It’s a good question, especially since you’ll be in bad shape if you haven’t negotiated perpetual rights to not only the application but the code-base if you’re using a hosted solution and the vendor goes under or if you haven’t negotiated 24/7/365 full data access if you’re using a SaaS solution with mandatory notices before ceasing of operations, as I have noted you must do on several occasions.

In the first case, unless you happen to have an A1 development team in-house who can maintain the code base and customize it to your liking with little impact to your overall IT budget (which is likely not the case for 99% of non-IT supply chain companies), you’re going to have to migrate to another solution.
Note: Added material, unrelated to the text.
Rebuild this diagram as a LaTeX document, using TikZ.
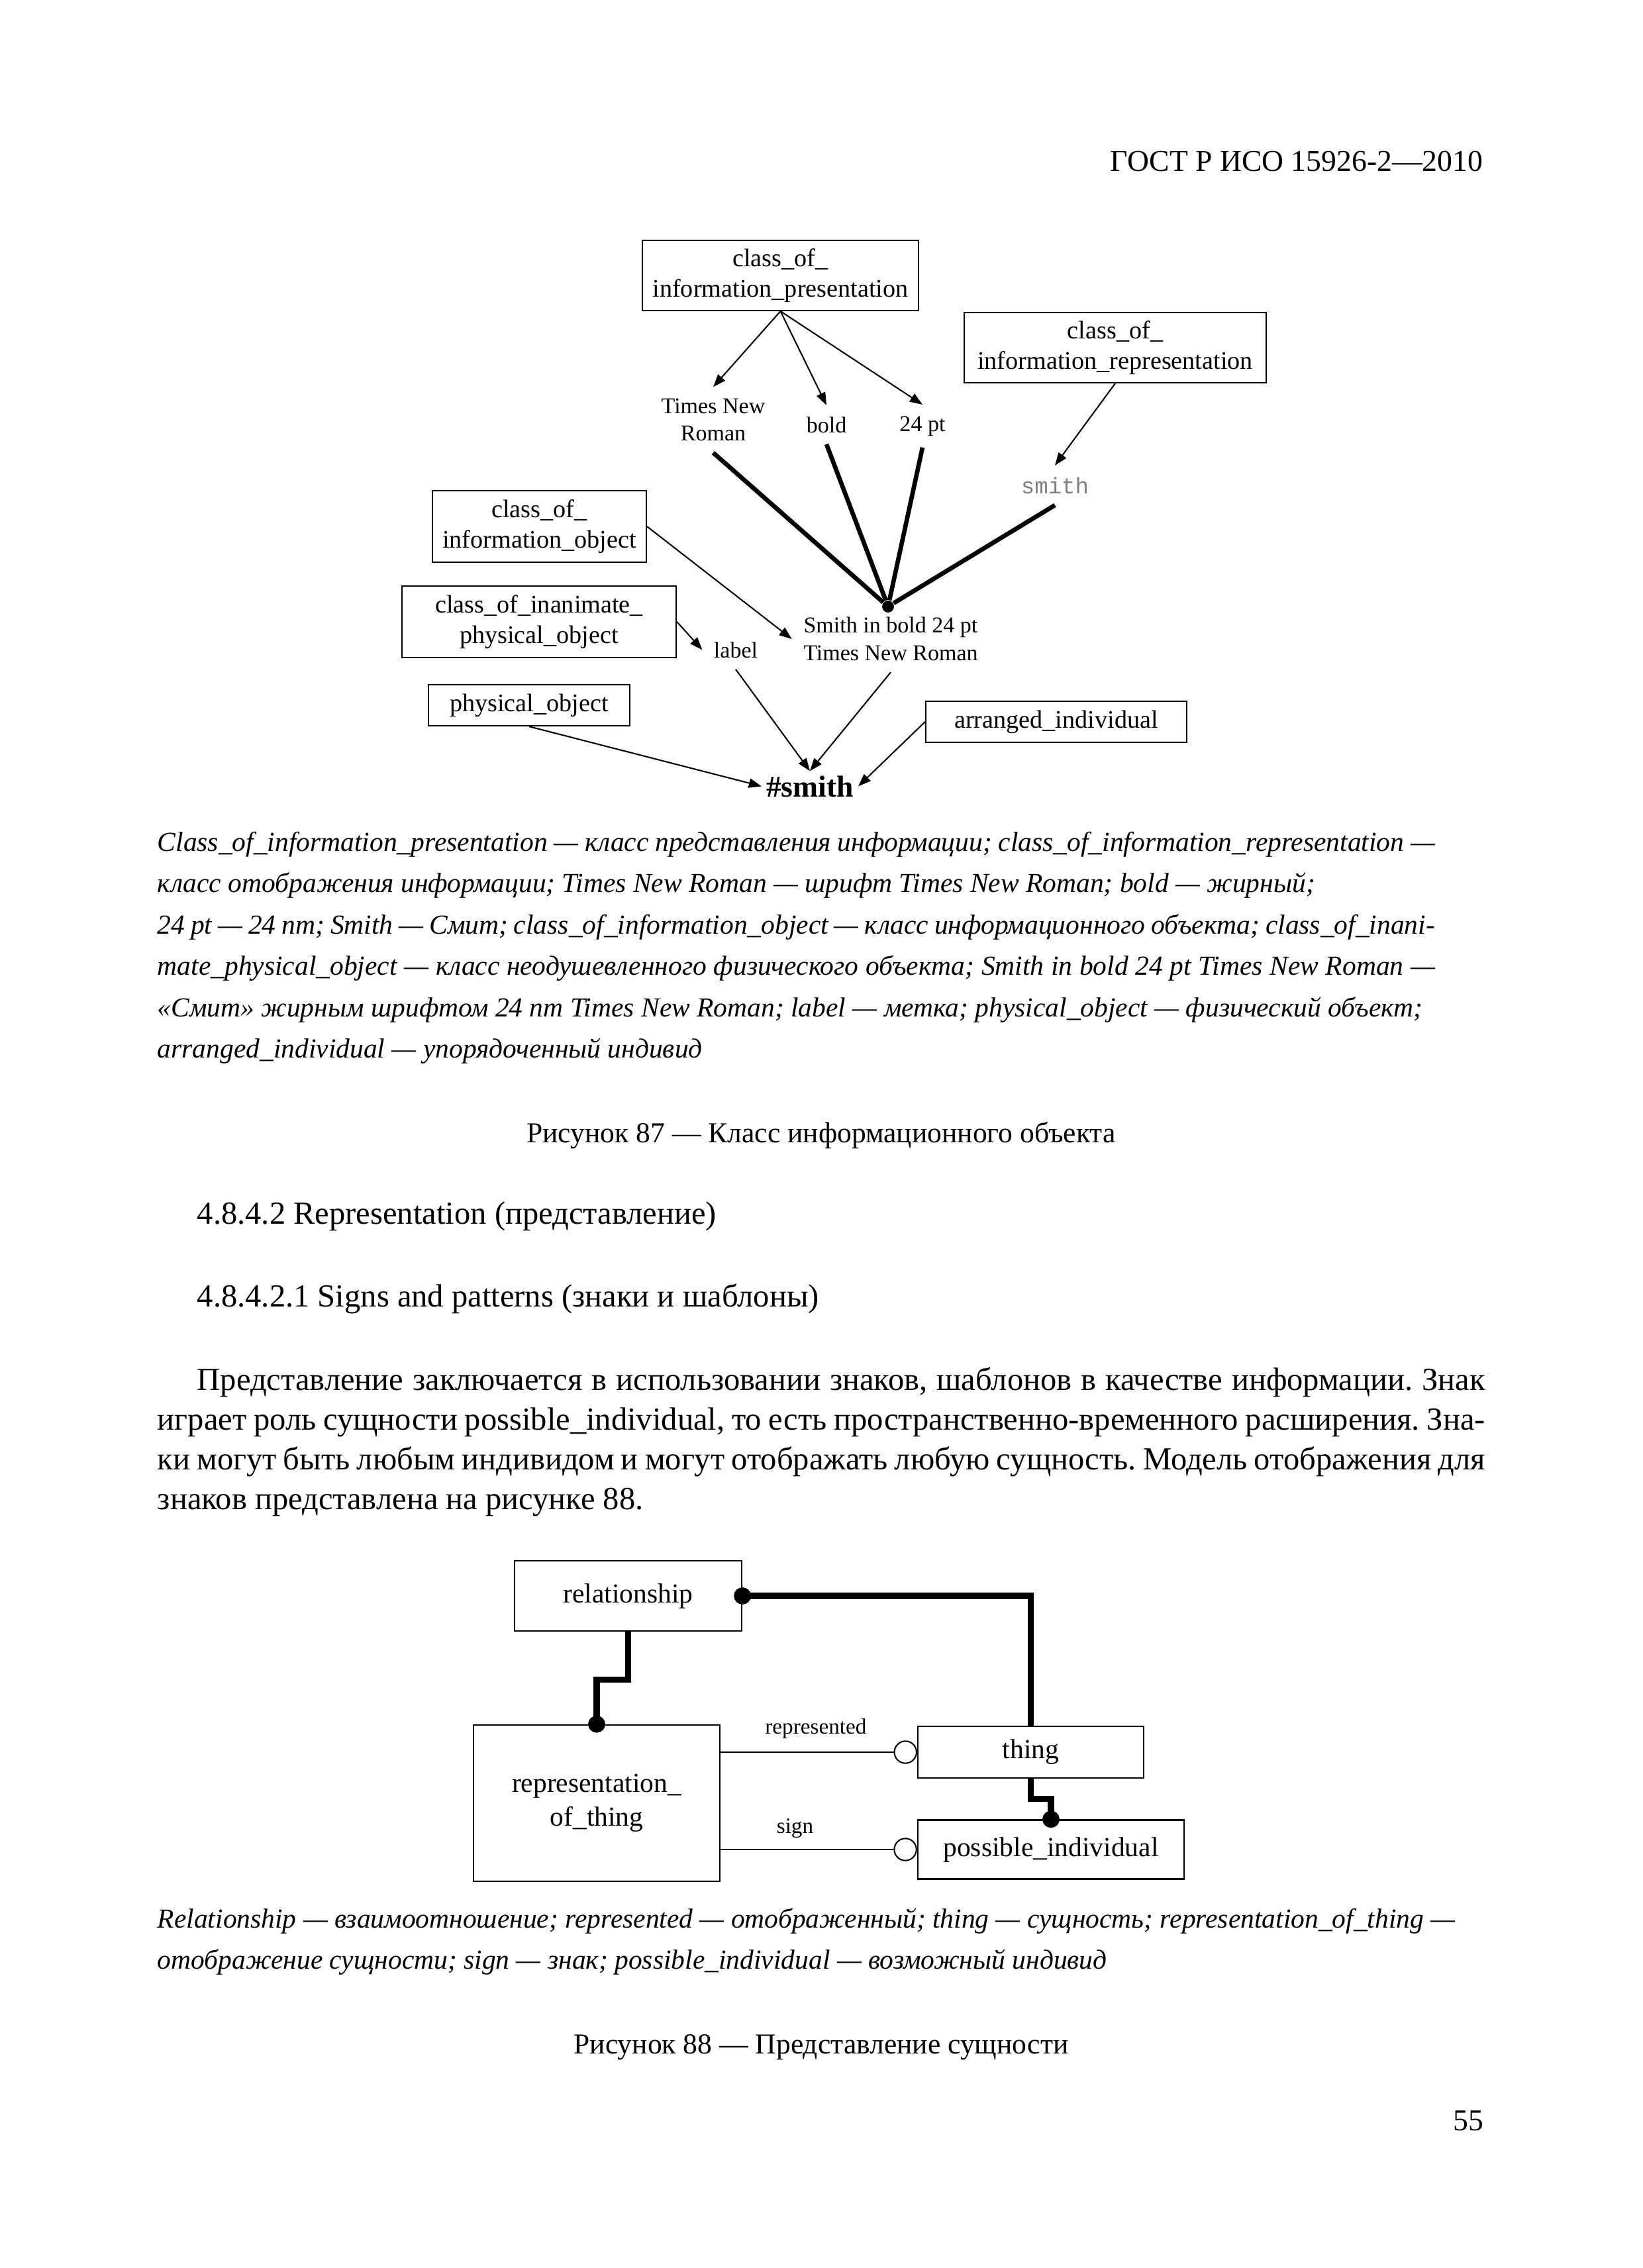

If you suspect your vendor is going to go bust, and see the gradual warning signs of multiple layoffs, lack of solution updates, increased turn-around time on issue resolution, lack of insight into the roadmap, and the run-around when you try to inquire into their financial health with (what’s left of) senior management, then you need to start evaluating your options. If you start early, you can analyze your options, find the best one, and develop a staged migration plan that will minimize interruption to your day-to-day operations. If you don’t, you’ll be relying on expensive third party maintenance and prayers to keep you running until you can accomplish a stressful, organizational wide, all-at-once changeover.

In the latter case, you still have to migrate to a new solution, but if you negotiated full data access in a standard format, it’s just a matter of selecting the next best SaaS solution, loading all of your data, and then hiring a third party integrator to re-create any linkages to your current applications for automatic data exchange. You’ll have extra work while you manually export and import data until the new linkages are live, but since you’ll (again) negotiate full data access and the ability to export and import what you need, when you need it, with a bit of training and documentation, the interruption to your staff’s daily routine should be moderate at most.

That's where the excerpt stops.